Nouvelle question : il n'est même pas intéressant de se tourner vers les obligations indexées sur l'inflation ? Réponse « Si. Eventuellement des obligations françaises ou italiennes. Il faut rester dans la zone euro parce qu'une obligation indexée n'apporte pas de protection en dehors de sa monnaie d'émission ».

 
"Une obligation indexée n'apporte pas de protection en dehors de sa monnaie d'émission" explique Alan Mudie © Shutterstock


Le sujet du moment, ce sont les taux d'intérêt. Ils ont été au plus bas, ce qui veut dire que la probabilité la plus forte est qu'ils remontent, mais « en tout état de cause, poursuit Alan Mudie, la politique de la Banque centrale européenne va rester accommodante parce la croissance et l'inflation sont faibles ». Ce qui n'enlève rien à la légitimité de la question que tout le monde se pose : à partir de quel moment les politiques monétaires vont-elles adopter un tour plus restrictif ? Hélas, dit le stratégiste de la Société Générale, « il n'y a pas de réponse à cette question pour le moment ».


Dollar et pétrole

Si les taux américains montent, comme le souhaite la Réserve fédérale, et s'ils montent au-delà de l'effet déjà senti sur le marché après la victoire de Donald Trump, le dollar montera aussi. Il monte déjà. Mais il ne faut pas exagérer. En fait, le dollar est remonté à peu près... au niveau où il était il y a un an. À l'époque, on parlait même de possible parité avec l'euro. Ne digressons pas, l'histoire se répète et nous le savons tous. Entre-temps, la remontée du dollar est une bonne chose pour l'euro, la Banque centrale européenne et les exportateurs ayant ce souhait commun : faire baisser la monnaie unique pour renforcer la compétitivité des entreprises européennes.

 
 "Le pétrole devrait se stabiliser" estime Alan Mudie © Shutterstock


Le pétrole devrait se stabiliser, estime Alan Mudie. « Devrait » peut être pris dans deux sens différents : le conditionnel indique une possibilité, le mot « devoir » que ce serait un bienfait pour tous.
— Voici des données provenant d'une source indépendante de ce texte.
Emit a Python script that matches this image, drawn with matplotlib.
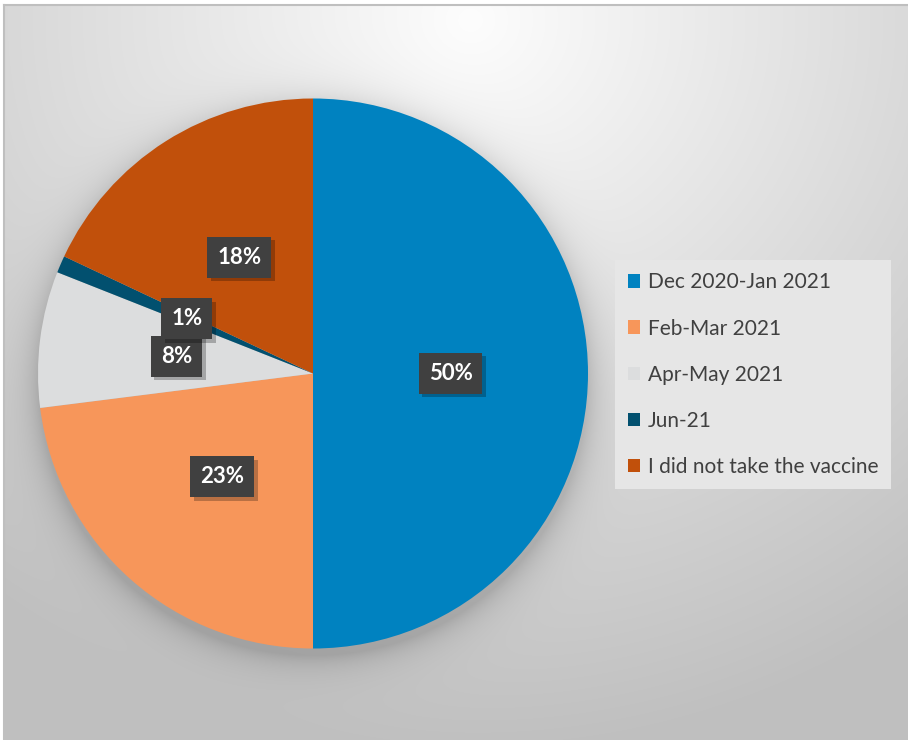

Première question : à quel niveau « devrait-il » remonter ? Réponse : au dessus de 55 dollars « parce qu'en dessous de ce montant le secteur est financièrement fragilisé ». On l'a vu à Wall Street, lorsque le prix du pétrole baisse, le Dow Jones baisse. Dans l'état actuel des choses, la vérité commande de dire que l'or noir, même s'il remonte, n'arrive que très péniblement à 50 dollars – cette année, il n'a franchi la barre que brièvement en juin et en octobre. Mais le processus est en marche, semble-t-il. Les producteurs de pétrole, même si leurs intérêts divergent, ont compris que l'union fait la force. De plus, le secteur pétrolier contrôle de mieux en mieux ses coûts – il y est contraint – et il ne faut pas y sous-estimer l'influence de la technologie. Que l'on songe au gaz de schiste par exemple.

L'Asie

Beaucoup d'observateurs estiment que la zone euro se dirige de plus en plus vers un scénario à la japonaise, dont les principales caractéristiques sont une croissance molle, une vraie déflation et un vieillissement de la population. Faut-il en avoir peur ? « Pas forcément, répond Alan Mudie, au contraire même. Il y a moyen de s'inspirer de ce que font les Japonais ». La population y vieillit à tel point que le nombre des actifs se contracte – c'est donc pire que chez nous -, mais le taux d'emploi y est élevé grâce aux femmes et... aux personnes âgées. De plus, « le Japon montre que l'on peut vivre en déflation ».

 
 Au Japon, le taux d'emploi y est élevé grâce aux femmes et... aux personnes âgées © Shutterstock


Et la Chine ? Pour le stratégiste de la Société Générale « la Chine ne connaîtra plus une croissance économique à deux chiffres ». L'atterrissage se fera en douceur : « il n'y a pas de risque de ralentissement brusque. Mais je ne m'attends plus à voir la croissance chinoise dépasser 3 % à l'horizon 2025-2030 ».
Parfois, l'histoire peut fournir de quoi se fonder un jugement nuancé. Dans les années soixante, la croissance économique au Japon flirtait avec la barre des 12 %. Elle n'est plus que d'un demi pour cent aujourd'hui. Aux Etats-Unis, la croissance économique ne dépassait pas 2,3 % en 1961, elle est de 2,4 % aujourd'hui. Et en Belgique ? 5 % en 1961 et 1,4 % aujourd'hui.